Francesca Woodman

L’autoscatto, il corpo nudo in ambienti domestici. La fotografia come strumento d’indagine della propria identità: diario del rapporto io/mondo, scrittura privata intorno al limite tra sé e l’altro. Artista precoce, figura di confine -già dal nome- tra cultura americana e cultura italiana, Francesca Woodman (Denver 1958-New York 1981) realizza il primo autoritratto a soli tredici [...]

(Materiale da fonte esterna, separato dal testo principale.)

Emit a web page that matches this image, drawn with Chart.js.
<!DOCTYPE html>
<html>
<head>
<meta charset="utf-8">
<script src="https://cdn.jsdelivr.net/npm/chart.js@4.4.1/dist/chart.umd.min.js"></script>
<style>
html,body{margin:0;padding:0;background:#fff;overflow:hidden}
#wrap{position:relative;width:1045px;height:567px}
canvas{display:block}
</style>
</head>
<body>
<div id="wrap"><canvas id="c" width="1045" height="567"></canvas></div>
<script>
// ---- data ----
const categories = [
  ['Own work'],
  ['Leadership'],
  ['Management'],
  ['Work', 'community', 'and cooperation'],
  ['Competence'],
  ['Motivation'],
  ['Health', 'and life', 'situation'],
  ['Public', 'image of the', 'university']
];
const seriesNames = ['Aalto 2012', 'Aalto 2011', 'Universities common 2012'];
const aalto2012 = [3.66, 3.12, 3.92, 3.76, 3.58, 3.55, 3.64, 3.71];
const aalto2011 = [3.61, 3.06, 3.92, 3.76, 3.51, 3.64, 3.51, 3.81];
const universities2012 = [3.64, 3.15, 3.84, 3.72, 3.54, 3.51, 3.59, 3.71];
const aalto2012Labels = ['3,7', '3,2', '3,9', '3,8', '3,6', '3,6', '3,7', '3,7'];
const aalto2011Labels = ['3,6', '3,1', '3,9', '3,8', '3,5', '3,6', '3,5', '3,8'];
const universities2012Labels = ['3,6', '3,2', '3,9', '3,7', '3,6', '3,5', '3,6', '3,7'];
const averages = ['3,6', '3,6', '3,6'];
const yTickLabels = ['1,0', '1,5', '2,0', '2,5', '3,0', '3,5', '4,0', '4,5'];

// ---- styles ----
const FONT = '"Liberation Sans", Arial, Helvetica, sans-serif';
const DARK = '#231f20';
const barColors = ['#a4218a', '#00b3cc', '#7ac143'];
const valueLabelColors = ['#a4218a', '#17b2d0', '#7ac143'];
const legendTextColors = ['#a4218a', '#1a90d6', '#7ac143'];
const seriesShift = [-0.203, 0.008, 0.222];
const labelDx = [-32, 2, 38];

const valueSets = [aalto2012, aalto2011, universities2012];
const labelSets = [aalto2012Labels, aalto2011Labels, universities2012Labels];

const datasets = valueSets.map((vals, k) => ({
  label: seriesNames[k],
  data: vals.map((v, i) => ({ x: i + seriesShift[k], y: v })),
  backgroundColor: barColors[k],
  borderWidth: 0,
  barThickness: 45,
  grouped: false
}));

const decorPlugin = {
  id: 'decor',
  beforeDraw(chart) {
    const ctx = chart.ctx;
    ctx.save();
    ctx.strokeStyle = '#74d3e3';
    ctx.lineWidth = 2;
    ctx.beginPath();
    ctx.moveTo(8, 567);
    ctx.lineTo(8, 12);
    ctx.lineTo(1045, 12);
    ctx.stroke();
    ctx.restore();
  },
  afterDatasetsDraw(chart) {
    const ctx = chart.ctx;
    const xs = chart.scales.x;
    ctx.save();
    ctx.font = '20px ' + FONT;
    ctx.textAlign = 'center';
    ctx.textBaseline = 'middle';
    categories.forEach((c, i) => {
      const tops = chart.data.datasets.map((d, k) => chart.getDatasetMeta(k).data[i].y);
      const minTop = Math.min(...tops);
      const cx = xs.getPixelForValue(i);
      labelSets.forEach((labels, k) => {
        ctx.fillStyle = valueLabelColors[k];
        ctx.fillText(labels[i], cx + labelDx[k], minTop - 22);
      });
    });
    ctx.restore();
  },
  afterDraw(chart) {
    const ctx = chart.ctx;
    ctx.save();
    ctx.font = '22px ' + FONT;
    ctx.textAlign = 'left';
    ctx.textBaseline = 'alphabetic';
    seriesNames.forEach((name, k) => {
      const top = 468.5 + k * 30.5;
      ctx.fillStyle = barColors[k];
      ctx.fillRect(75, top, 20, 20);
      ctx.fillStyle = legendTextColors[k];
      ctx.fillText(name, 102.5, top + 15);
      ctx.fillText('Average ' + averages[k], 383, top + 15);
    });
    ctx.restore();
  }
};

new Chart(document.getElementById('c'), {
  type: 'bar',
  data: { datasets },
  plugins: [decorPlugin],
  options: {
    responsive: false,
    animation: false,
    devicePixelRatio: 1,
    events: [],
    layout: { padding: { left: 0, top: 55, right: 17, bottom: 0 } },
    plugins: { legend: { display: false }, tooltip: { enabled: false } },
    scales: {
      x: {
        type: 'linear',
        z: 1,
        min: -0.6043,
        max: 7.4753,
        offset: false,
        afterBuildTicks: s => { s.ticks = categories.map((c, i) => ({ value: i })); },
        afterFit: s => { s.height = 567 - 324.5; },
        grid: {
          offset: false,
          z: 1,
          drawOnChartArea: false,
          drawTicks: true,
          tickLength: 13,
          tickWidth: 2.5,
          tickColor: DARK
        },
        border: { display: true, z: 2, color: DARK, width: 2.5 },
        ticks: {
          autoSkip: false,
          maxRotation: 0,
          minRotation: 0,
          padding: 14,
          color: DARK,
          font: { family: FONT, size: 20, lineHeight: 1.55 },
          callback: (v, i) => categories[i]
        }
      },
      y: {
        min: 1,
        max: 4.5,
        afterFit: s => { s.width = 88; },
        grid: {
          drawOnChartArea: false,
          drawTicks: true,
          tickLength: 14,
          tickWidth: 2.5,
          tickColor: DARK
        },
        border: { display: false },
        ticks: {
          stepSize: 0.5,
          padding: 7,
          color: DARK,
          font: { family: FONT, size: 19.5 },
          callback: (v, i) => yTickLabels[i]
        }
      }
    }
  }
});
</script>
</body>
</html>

L’autoscatto, il corpo nudo in ambienti domestici. La fotografia come strumento d’indagine della propria identità: diario del rapporto io/mondo, scrittura privata intorno al limite tra sé e l’altro. Artista precoce, figura di confine -già dal nome- tra cultura americana e cultura italiana, Francesca Woodman (Denver 1958-New York 1981) realizza il primo autoritratto a soli tredici anni svelando un tratto peculiare della sua poetica: la coincidenza dell’io narrante con l’io narrato, dell’artista col soggetto della fotografia. Woodman infatti ritrae sé stessa nuda in case disabitate, ambienti fatiscenti, angoli al riparo dallo sguardo convenzionale.
Americana, cresciuta in una famiglia d’artisti, arriva a Roma giovanissima per un soggiorno studi. Gli anni romani si riveleranno fondamentali per la sua produzione portando a effettiva fioritura le attitudini espressive.
Le foto sono dei bianco e nero di piccolo formato. Chi guarda, si avvicina con discrezione agli scatti e partecipa, con un po’ di soggezione, al discorso privato che si compie all’interno dei fotogrammi. Quella dell’artista, infatti, è una riflessione intima e costante sulla propria identità indagata attraverso la relazione continua tra corpo e spazio e sintetizzata poi nel linguaggio fotografico.
Ci si rende conto, allora, di come Woodman cerchi negli autoscatti innanzitutto il proprio sguardo e solo successivamente quello dell’osservatore, secondo un’idea di ricerca di sé confermata anche dai video che ritraggono le fasi precedenti lo scatto.
I filmati, la vera chicca della mostra, aiutano a comprendere la varietà dei codici linguistici che processualmente portano al fotogramma definitivo: il disegno, la scrittura, la performance partecipano tutti al risultato finale.
In questo modo, l’artista disegna la propria parabola all’interno dei confini del mezzo fotografico valicando gli stessi argini della fotografia.
D’altra parte, il confine incerto tra i vari linguaggi di cui Woodman si serve fa da pendant a un’attitudine spiccata dell’artista: la fusione.
Una sorta di luminoso panismo la induce a perdersi e a sparire, a confondere la propria pelle con quella degli oggetti delle sue foto. Lei si protegge, svanisce, si mimetizza nell’ambiente intorno al suo corpo mentre la macchina fotografica, come un fucile, le è puntata contro per bloccarne l’immagine. Woodman spesso è spalle al muro come nelle più classiche delle fucilazioni e spesso al muro si confonde.
Proprio con l’idea di morte le sue fotografie non smettono di fare i conti: non per via di un discorso sull’identità che inevitabilmente si dipana tra vita e morte, ma a causa di una certa critica che vuole Woodman legata unicamente ai temi dell’ angoscia, dell’inquietudine e della depressione femminile. Etichette ristrette da incollare all’opera di un’artista che come un lampo ha attraversato il secolo lasciando tracce di sé che bruciano per slancio e forza vitale e non consegnano elementi mortiferi. Può il suicidio della Woodman condizionarne a tal punto il lavoro? Non può forse rappresentare un gesto estremo di dissolvimento e quindi trasformazione? Non può essere letto come tentativo ultimo di compiere ciò che Francesca inseguiva nelle foto: la fusione tra il suo corpo e la materia secondo direttive non per forza negative?